I even went so far as to say if they were good and stayed right by me, they could ride on the carousel. I mean, how awesome am I? They wouldn’t DARE, right?
It should come as no surprise that it was, indeed, a stupid idea. Perhaps it was too much to expect. 35 minutes, one white shirt and one irresistible denim jacket (and a furiously whispered threatening session in the dressing room) later, I find myself pulling a kid in each hand, Elliott wailing like a siren down the hallway because I had interrupted him while he was climbing on the display table and pushing the stacks of clothing off, and Rowen crying because, after pushing Elliott for the fourth time, I had told her she couldn’t ride the carousel. We looked great. A total model family. How did this happen? When did we become horrible parents (again)? When I say, “Rowen, come here.” Why does this not immediately follow with small footsteps rushing to obey? What mystery of the universe am I completely missing?

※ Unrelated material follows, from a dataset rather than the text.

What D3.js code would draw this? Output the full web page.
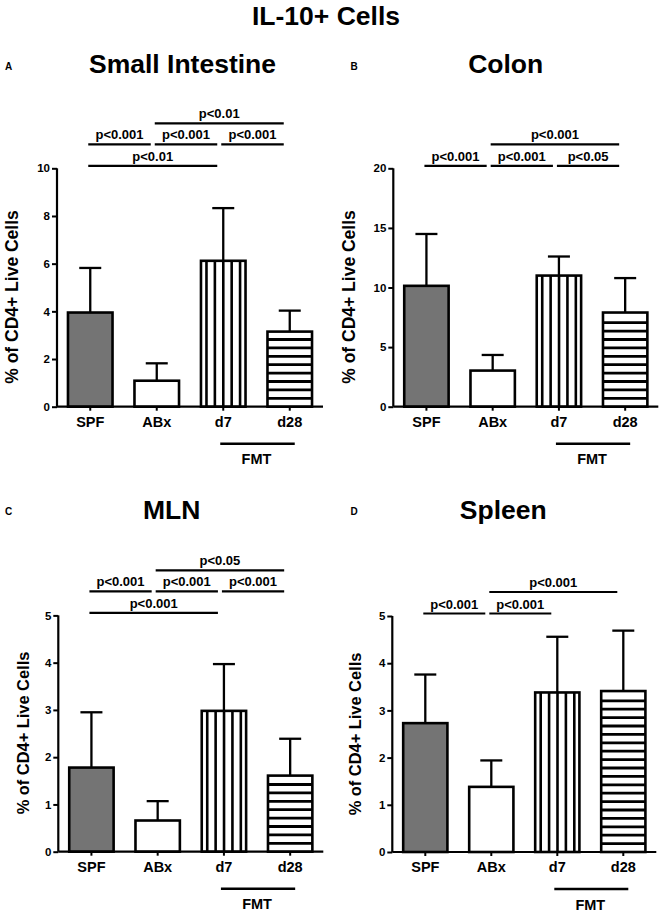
<!DOCTYPE html>
<html><head><meta charset="utf-8">
<script src="https://cdn.jsdelivr.net/npm/d3@7"></script>
<style>
body{margin:0;background:#fff}
svg{display:block}
text{font-family:"Liberation Sans",Arial,Helvetica,sans-serif;font-weight:bold;fill:#000}
</style>
</head><body><div id="chart"></div>
<script>
// ---------- data ----------
const mainTitle = "IL-10+ Cells";
const categories = ["SPF", "ABx", "d7", "d28"];
const yAxisTitle = "% of CD4+ Live Cells";
const groupLabel = "FMT";

const siTitle = "Small Intestine";
const siMean = [3.95, 1.09, 6.12, 3.15];
const siErr  = [1.87, 0.73, 2.21, 0.88];
const siTicks = [0, 2, 4, 6, 8, 10];
const siSig = [
  {from: "SPF", to: "d7",  label: "p<0.01",  row: 0},
  {from: "SPF", to: "ABx", label: "p<0.001", row: 1},
  {from: "ABx", to: "d7",  label: "p<0.001", row: 1},
  {from: "d7",  to: "d28", label: "p<0.001", row: 1},
  {from: "ABx", to: "d28", label: "p<0.01",  row: 2}
];

const colonTitle = "Colon";
const colonMean = [10.14, 3.03, 11.0, 7.9];
const colonErr  = [4.35, 1.31, 1.6, 2.89];
const colonTicks = [0, 5, 10, 15, 20];
const colonSig = [
  {from: "SPF", to: "ABx", label: "p<0.001", row: 0},
  {from: "ABx", to: "d7",  label: "p<0.001", row: 0},
  {from: "d7",  to: "d28", label: "p<0.05",  row: 0},
  {from: "ABx", to: "d28", label: "p<0.001", row: 1}
];

const mlnTitle = "MLN";
const mlnMean = [1.78, 0.66, 2.98, 1.61];
const mlnErr  = [1.17, 0.41, 0.99, 0.78];
const mlnTicks = [0, 1, 2, 3, 4, 5];
const mlnSig = [
  {from: "SPF", to: "d7",  label: "p<0.001", row: 0},
  {from: "SPF", to: "ABx", label: "p<0.001", row: 1},
  {from: "ABx", to: "d7",  label: "p<0.001", row: 1},
  {from: "d7",  to: "d28", label: "p<0.001", row: 1},
  {from: "ABx", to: "d28", label: "p<0.05",  row: 2}
];

const spleenTitle = "Spleen";
const spleenMean = [2.73, 1.38, 3.38, 3.41];
const spleenErr  = [1.03, 0.56, 1.18, 1.28];
const spleenTicks = [0, 1, 2, 3, 4, 5];
const spleenSig = [
  {from: "SPF", to: "ABx", label: "p<0.001", row: 0},
  {from: "ABx", to: "d7",  label: "p<0.001", row: 0},
  {from: "ABx", to: "d28", label: "p<0.001", row: 1}
];

// ---------- layout (pixels) ----------
const W = 661, H = 914;
const panels = [
  {letter: "A", title: siTitle, mean: siMean, err: siErr, ticks: siTicks, sig: siSig,
   ax: 57, y0: 406.7, yTop: 168.3, w: 266, titleX: 182.5, titleY: 73, letterX: 5, letterY: 69.5,
   ytX: 18, ytY: 297, ytSize: 17.5},
  {letter: "B", title: colonTitle, mean: colonMean, err: colonErr, ticks: colonTicks, sig: colonSig,
   ax: 393.3, y0: 406.7, yTop: 168.3, w: 265, titleX: 505.7, titleY: 73, letterX: 350.5, letterY: 69.5,
   ytX: 355, ytY: 297, ytSize: 17.5},
  {letter: "C", title: mlnTitle, mean: mlnMean, err: mlnErr, ticks: mlnTicks, sig: mlnSig,
   ax: 58.3, y0: 851.7, yTop: 615.4, w: 265, titleX: 171.7, titleY: 518.5, letterX: 5, letterY: 514.5,
   ytX: 28.5, ytY: 733, ytSize: 16.4},
  {letter: "D", title: spleenTitle, mean: spleenMean, err: spleenErr, ticks: spleenTicks, sig: spleenSig,
   ax: 392.3, y0: 852, yTop: 616, w: 264, titleX: 503.3, titleY: 518.5, letterX: 350.5, letterY: 514.5,
   ytX: 360.5, ytY: 734, ytSize: 16.4}
];

const svg = d3.select("#chart").append("svg").attr("width", W).attr("height", H);

svg.append("text").attr("x", 326).attr("y", 25).attr("text-anchor", "middle")
  .style("font-size", "26.5px").text(mainTitle);

panels.forEach(p => {
  const g = svg.append("g");
  const yMax = p.ticks[p.ticks.length - 1];
  const y = d3.scaleLinear().domain([0, yMax]).range([p.y0, p.yTop]);
  const x = d3.scaleBand().domain(categories).range([p.ax, p.ax + p.w])
    .paddingInner(0.33).paddingOuter(0.165);
  const cx = c => x(c) + x.bandwidth() / 2;

  // titles
  g.append("text").attr("x", p.letterX).attr("y", p.letterY).style("font-size", "10px").text(p.letter);
  g.append("text").attr("x", p.titleX).attr("y", p.titleY).attr("text-anchor", "middle")
    .style("font-size", "26.5px").text(p.title);
  g.append("text").attr("transform", `translate(${p.ytX},${p.ytY}) rotate(-90)`)
    .attr("text-anchor", "middle").style("font-size", p.ytSize + "px").text(yAxisTitle);

  // bars
  const data = categories.map((c, i) => ({c, i, v: p.mean[i], e: p.err[i]}));
  const bars = g.append("g");
  data.forEach(d => {
    const bx = x(d.c), bw = x.bandwidth(), by = y(d.v), bh = p.y0 - by;
    const bg = bars.append("g");
    bg.append("rect").attr("x", bx).attr("y", by).attr("width", bw).attr("height", bh)
      .attr("fill", d.i === 0 ? "#747474" : "#fff");
    if (d.i === 2) {
      const xs = d3.range(bx + 5.5, bx + bw - 3, 8.4);
      bg.selectAll(null).data(xs).join("line")
        .attr("x1", v => v).attr("x2", v => v).attr("y1", by).attr("y2", p.y0)
        .attr("stroke", "#000").attr("stroke-width", 2.6);
    }
    if (d.i === 3) {
      const ys = d3.range(p.y0 - 8.4, by + 3, -8.4);
      bg.selectAll(null).data(ys).join("line")
        .attr("x1", bx).attr("x2", bx + bw).attr("y1", v => v).attr("y2", v => v)
        .attr("stroke", "#000").attr("stroke-width", 2.8);
    }
    bg.append("rect").attr("x", bx).attr("y", by).attr("width", bw).attr("height", bh)
      .attr("fill", "none").attr("stroke", "#000").attr("stroke-width", 2.6);
    // error bar (upper)
    const c = cx(d.c), ye = y(d.v + d.e);
    bg.append("line").attr("x1", c).attr("x2", c).attr("y1", by).attr("y2", ye)
      .attr("stroke", "#000").attr("stroke-width", 2.3);
    bg.append("line").attr("x1", c - 11).attr("x2", c + 11).attr("y1", ye).attr("y2", ye)
      .attr("stroke", "#000").attr("stroke-width", 2.3);
  });

  // axes
  const yAxis = d3.axisLeft(y).tickValues(p.ticks).tickSize(5).tickPadding(2).tickFormat(d3.format("d"));
  const ya = g.append("g").attr("transform", `translate(${p.ax},0)`).call(yAxis);
  ya.select(".domain").attr("stroke-width", 2.2).attr("d", `M0,${p.y0}V${p.yTop}`);
  ya.selectAll(".tick line").attr("stroke-width", 2);
  ya.selectAll(".tick text").style("font-size", "11.5px").style("font-family", null);

  const xAxis = d3.axisBottom(x).tickSize(4).tickPadding(6);
  const xa = g.append("g").attr("transform", `translate(0,${p.y0})`).call(xAxis);
  xa.select(".domain").attr("stroke-width", 2.2).attr("d", `M${p.ax},0H${p.ax + p.w}`);
  xa.selectAll(".tick line").attr("stroke-width", 2);
  xa.selectAll(".tick text").style("font-size", "14.5px").style("font-family", null)
    .attr("dy", null).attr("y", 20);

  // FMT group bracket
  const fx1 = cx("d7") - 3, fx2 = cx("d28") + 5;
  g.append("line").attr("x1", fx1).attr("x2", fx2).attr("y1", p.y0 + 37).attr("y2", p.y0 + 37)
    .attr("stroke", "#000").attr("stroke-width", 2.4);
  g.append("text").attr("x", (cx("d7") + cx("d28")) / 2).attr("y", p.y0 + 57.5)
    .attr("text-anchor", "middle").style("font-size", "14.5px").text(groupLabel);

  // significance lines
  const rowOffset = [-2.5, -24, -45];
  p.sig.forEach(s => {
    const ly = p.yTop + rowOffset[s.row];
    const x1 = cx(s.from) - 2, x2 = cx(s.to) - 6;
    g.append("line").attr("x1", x1).attr("x2", x2).attr("y1", ly).attr("y2", ly)
      .attr("stroke", "#000").attr("stroke-width", 2.2);
    g.append("text").attr("x", (x1 + x2) / 2).attr("y", ly - 5).attr("text-anchor", "middle")
      .style("font-size", "13px").text(s.label);
  });
});
</script>
</body></html>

Maybe the one that says, “What universe do you live in, lady?”
Or, maybe, they are just being kids. With selective hearing and a complete inability to reason. And, it turns out, the morning’s adventure had worn them out.
They BOTH fell asleep in the car on the way home. I put them in their beds an hour before their regular naptime, carrying them up one by one to their beds from the car. I put Elliott’s blanket on him, and he rolled over on his side, saying sleepily, “Good night, mama. I love you.” And I carried Rowen upstairs, feeling how small she still is, even if we expect her to be a big girl in so many ways. She clung to my neck as we went, and I laid her down in her bed.
And I’m sitting in here
decompressing. And telling the story while it’s still fresh (like wet
paint?), and banking on the fact that this will be funny someday.
Uproariously funny. The kids might think that paint makes the superhero. But I know it’s the mamas and daddies who clean them up and sigh and grit their teeth and try to dole out appropriate punishment and wonder where they went wrong, and then simply just keep going while at the same time not doing or saying something that will be regretted later that are the heroes of stories like this one. I know we’re not the first to have craz-i-ness like this on a random morning when you thought things were humming along.
Got any “I was a superhero” stories to share?